Please, without the pictures, retype exactly the lines from the start of the material through the line that holds "from bokeh.resources import INLINE".

━━━ GIVEN MATERIAL

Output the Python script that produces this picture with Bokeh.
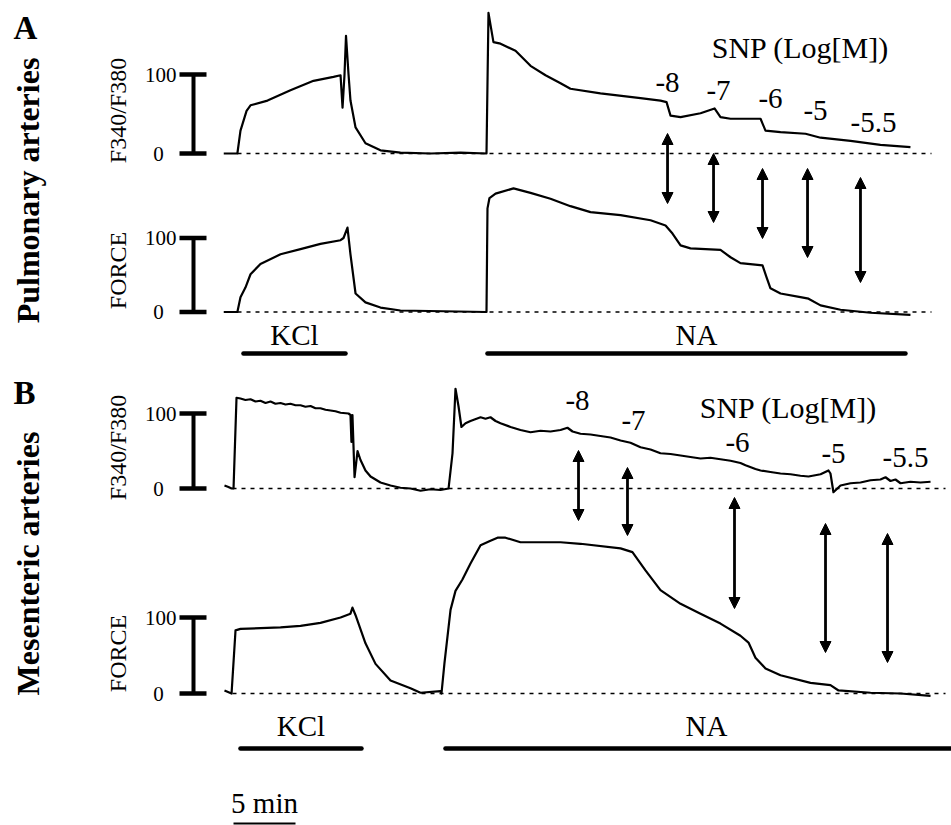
import numpy as np
from bokeh.plotting import figure
from bokeh.models import Range1d, Arrow, NormalHead
from bokeh.core.properties import value
from bokeh.embed import file_html
from bokeh.resources import INLINE

# ---------------- data (time in min, signal in % of KCl response) ----------------
# Panel A  - pulmonary arteries, Fura-2 ratio F340/F380
a_ratio_t = [0.1, 1.2, 1.45, 1.94, 2.26, 3.63, 5.48, 7.34, 8.95, 9.52, 9.68, 9.84, 9.96, 10.16, 10.32,
             10.73, 11.53, 12.74, 14.35, 16.77, 19.19, 21.29, 21.45, 21.85, 22.42, 23.63, 24.84, 26.05,
             27.26, 28.06, 30.48, 33.71, 35.32, 35.81, 36.13, 36.94, 38.55, 39.68, 40.16, 40.97, 43.39,
             43.79, 45.0, 47.02, 48.23, 50.65, 53.06, 55.48]
a_ratio_v = [0, 0, 29, 54, 61, 67, 80, 92, 97, 99, 58, 100, 149, 101, 67,
             33, 13, 4, 1, 0, 1, 0, 178, 141, 139, 130, 111, 99,
             89, 82, 76, 70, 67, 65, 48, 46, 51, 57, 46, 44, 44,
             29, 27, 25, 20, 16, 11, 8]
# Panel A  - pulmonary arteries, force
a_force_t = [0.1, 1.2, 1.45, 1.85, 2.26, 3.06, 4.68, 6.29, 7.90, 9.52, 9.76, 10.08, 10.32, 10.73, 11.53,
             12.74, 14.35, 21.29, 21.37, 21.53, 22.02, 23.47, 24.84, 26.45, 28.06, 29.68, 32.10, 34.52,
             35.73, 36.29, 36.94, 37.74, 40.16, 40.97, 41.77, 43.55, 43.87, 44.19, 45.0, 46.61, 47.26,
             48.23, 49.84, 52.26, 55.48]
a_force_v = [0, 0, 20, 33, 51, 65, 78, 85, 92, 97, 100, 114, 78, 25, 13,
             6, 2, 0, 140, 154, 160, 167, 161, 153, 143, 135, 131, 124,
             117, 106, 90, 86, 84, 74, 66, 63, 47, 32, 25, 20, 18,
             9, 3, -1, -4]
# Panel B  - mesenteric arteries, Fura-2 ratio F340/F380
b_ratio_t = [0.16, 0.48, 0.73, 0.89, 1.13, 1.45, 1.85, 2.26, 2.66, 3.06, 3.47, 3.87, 4.27, 4.68, 5.08,
             5.48, 5.89, 6.29, 6.69, 7.10, 7.50, 7.90, 8.31, 8.71, 9.11, 9.52, 10.16, 10.32, 10.40,
             10.48, 10.65, 10.89, 11.13, 11.53, 11.94, 12.74, 13.55, 14.35, 15.16, 15.97, 16.77, 17.58,
             18.23, 18.55, 18.79, 19.03, 19.27, 19.60, 20.0, 20.81, 21.21, 21.61, 22.02, 22.42, 23.23,
             24.03, 24.84, 25.65, 26.45, 27.26, 27.82, 28.23, 28.87, 29.68, 30.48, 31.29, 32.10, 32.90,
             33.71, 34.52, 35.32, 36.13, 36.94, 37.74, 38.55, 39.35, 40.16, 40.97, 41.77, 42.18, 42.98,
             43.39, 44.19, 45.0, 45.81, 46.61, 47.26, 48.23, 48.87, 49.03, 49.27, 49.84, 50.65, 51.45,
             52.26, 53.06, 53.47, 53.87, 54.27, 54.68, 55.48, 56.29, 57.10]
b_ratio_v = [4, 2, 0, 0, 121, 120, 118, 119, 116, 117, 114, 116, 113, 114, 112,
             113, 111, 111, 109, 110, 107, 107, 105, 104, 103, 101, 100, 98, 62,
             98, 15, 50, 38, 24, 16, 8, 4, 1, 0, -3, -1, -2,
             0, 47, 133, 110, 82, 87, 90, 95, 93, 95, 90, 87, 82,
             78, 75, 77, 76, 78, 81, 76, 73, 72, 70, 68, 64, 61,
             55, 52, 47, 46, 44, 42, 40, 41, 39, 37, 34, 31, 26,
             24, 22, 20, 19, 17, 16, 19, 24, 20, -5, 4, 7, 8,
             11, 12, 15, 10, 12, 7, 9, 8, 9]
# Panel B  - mesenteric arteries, force
b_force_t = [0.16, 0.73, 1.05, 1.45, 4.68, 6.29, 7.90, 9.52, 10.32, 10.48, 10.73, 11.53, 12.34, 13.55,
             15.16, 15.97, 17.58, 17.66, 17.9, 18.39, 18.79, 19.35, 20.0, 20.81, 21.61, 22.18, 22.82,
             24.03, 27.26, 28.87, 32.10, 33.06, 34.11, 35.32, 36.94, 38.55, 40.16, 41.77, 42.42, 42.98,
             43.79, 45.0, 47.42, 49.03, 49.68, 52.26, 54.68, 57.10]
b_force_v = [4, 0, 83, 85, 87, 89, 93, 100, 105, 113, 103, 66, 39, 17,
             7, 1, 3, 0, 40, 110, 135, 150, 171, 195, 201, 205, 205,
             199, 199, 197, 191, 186, 162, 136, 118, 105, 92, 76, 67, 47,
             33, 24, 14, 11, 4, 1, 0, -3]

# drug applications (min)
a_kcl = (1.69, 9.92)
a_na = (21.37, 55.08)
b_kcl = (1.45, 11.21)
b_na = (17.98, 58.8)
snp_labels = ["-8", "-7", "-6", "-5", "-5.5"]
a_snp_t = [35.89, 39.6, 43.55, 47.18, 51.45]
b_snp_t = [28.71, 32.66, 41.29, 48.63, 53.63]
scale_ticks = [0, 100]

# ---------------- layout ----------------
W, H = 951, 825
PX_PER_MIN = 12.4
T0_PX = 222


def tx(px):
    return (px - T0_PX) / PX_PER_MIN


p = figure(width=W, height=H, output_backend="svg", toolbar_location=None,
           x_range=Range1d(tx(0), tx(W)), y_range=Range1d(H, 0),
           x_axis_type=None, y_axis_type=None, min_border=0)
p.outline_line_color = None
p.background_fill_color = "white"
p.border_fill_color = "white"
p.xgrid.visible = False
p.ygrid.visible = False

# panels: zero-line pixel row, px per unit
panels = {"A1": (153, 0.79), "A2": (311.5, 0.74), "B1": (488, 0.75), "B2": (693, 0.76)}
p.extra_y_ranges = {k: Range1d((z - H) / k_, z / k_) for k, (z, k_) in panels.items()}

SERIF = value("Liberation Serif")
LW = 2.2

traces = {"A1": (a_ratio_t, a_ratio_v), "A2": (a_force_t, a_force_v),
          "B1": (b_ratio_t, b_ratio_v), "B2": (b_force_t, b_force_v)}
dash_span = {"A1": (tx(237), tx(931)), "A2": (tx(237), tx(931)),
             "B1": (tx(232), tx(945)), "B2": (tx(232), tx(945))}

for name, (t, v) in traces.items():
    s0, s1 = dash_span[name]
    p.line([s0, s1], [0, 0], y_range_name=name, line_color="black", line_width=1.6,
           line_dash="4 5")
    p.line(t, v, y_range_name=name, line_color="black", line_width=LW, line_join="round")
    # calibration bar
    p.line([tx(193), tx(193)], scale_ticks, y_range_name=name, line_color="black", line_width=4)
    for tv in scale_ticks:
        p.line([tx(179), tx(206)], [tv, tv], y_range_name=name, line_color="black", line_width=4.5)
    p.text([tx(176)], [100], text=["100"], y_range_name=name, text_font=SERIF,
           text_font_size="21px", text_align="right", text_baseline="middle", text_color="black")
    p.text([tx(158)], [0], text=["0"], y_range_name=name, text_font=SERIF,
           text_font_size="21px", text_align="center", text_baseline="middle", text_color="black")

# drug bars
for (t0, t1), ypx in [(a_kcl, 353), (a_na, 353), (b_kcl, 748), (b_na, 748)]:
    p.line([t0, t1], [ypx, ypx], line_color="black", line_width=4.5, line_cap="round")
p.text([sum(a_kcl) / 2, sum(a_na) / 2, sum(b_kcl) / 2, tx(706)],
       [334, 334, 725, 725], text=["KCl", "NA", "KCl", "NA"], text_font=SERIF,
       text_font_size="29px", text_align="center", text_baseline="middle", text_color="black")

# time scale bar
p.line([tx(233), tx(233) + 5], [823, 823], line_color="black", line_width=2)
p.text([tx(233) + 2.5], [802], text=["5 min"], text_font=SERIF, text_font_size="29px",
       text_align="center", text_baseline="middle", text_color="black")

# SNP labels
p.text([tx(800), tx(788)], [47, 407], text=["SNP (Log[M])", "SNP (Log[M])"], text_font=SERIF,
       text_font_size="30px", text_align="center", text_baseline="middle", text_color="black")
a_lab_px = [(667, 82), (718, 90), (770, 98), (815, 110), (873, 122)]
b_lab_px = [(577, 400), (633, 420), (737, 442), (833, 453), (905, 457)]
p.text([tx(x) for x, _ in a_lab_px] + [tx(x) for x, _ in b_lab_px],
       [y for _, y in a_lab_px] + [y for _, y in b_lab_px],
       text=snp_labels + snp_labels, text_font=SERIF, text_font_size="29px",
       text_align="center", text_baseline="middle", text_color="black")

# double arrows at SNP applications
a_arr_y = [(133, 203), (153, 222), (168, 238), (168, 257), (177, 282)]
b_arr_y = [(450, 520), (467, 535), (497, 608), (523, 652), (533, 662)]
for ts, ys in [(a_snp_t, a_arr_y), (b_snp_t, b_arr_y)]:
    for t, (y0, y1) in zip(ts, ys):
        p.add_layout(Arrow(start=NormalHead(size=11, fill_color="black", line_color="black", line_width=1),
                           end=NormalHead(size=11, fill_color="black", line_color="black", line_width=1),
                           x_start=t, y_start=y0, x_end=t, y_end=y1,
                           line_color="black", line_width=2.8))

# vertical labels
p.text([tx(117), tx(117), tx(117), tx(117)], [110, 270, 447, 653],
       text=["F340/F380", "FORCE", "F340/F380", "FORCE"], angle=np.pi / 2,
       text_font=SERIF, text_font_size="24px", text_align="center", text_baseline="middle",
       text_color="black")
p.text([tx(27), tx(27)], [190, 563], text=["Pulmonary arteries", "Mesenteric arteries"],
       angle=np.pi / 2, text_font=SERIF, text_font_size="32px", text_font_style="bold",
       text_align="center", text_baseline="middle", text_color="black")
p.text([tx(13), tx(13)], [27, 392], text=["A", "B"], text_font=SERIF, text_font_size="33px",
       text_font_style="bold", text_align="left", text_baseline="middle", text_color="black")

open("out.html", "w").write(file_html(p, INLINE))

━━━━━━

● **RESULT OF THIS EXERCISE**
Output the Python script that produces this picture with Bokeh.
import numpy as np
from bokeh.plotting import figure
from bokeh.models import Range1d, Arrow, NormalHead
from bokeh.core.properties import value
from bokeh.embed import file_html
from bokeh.resources import INLINE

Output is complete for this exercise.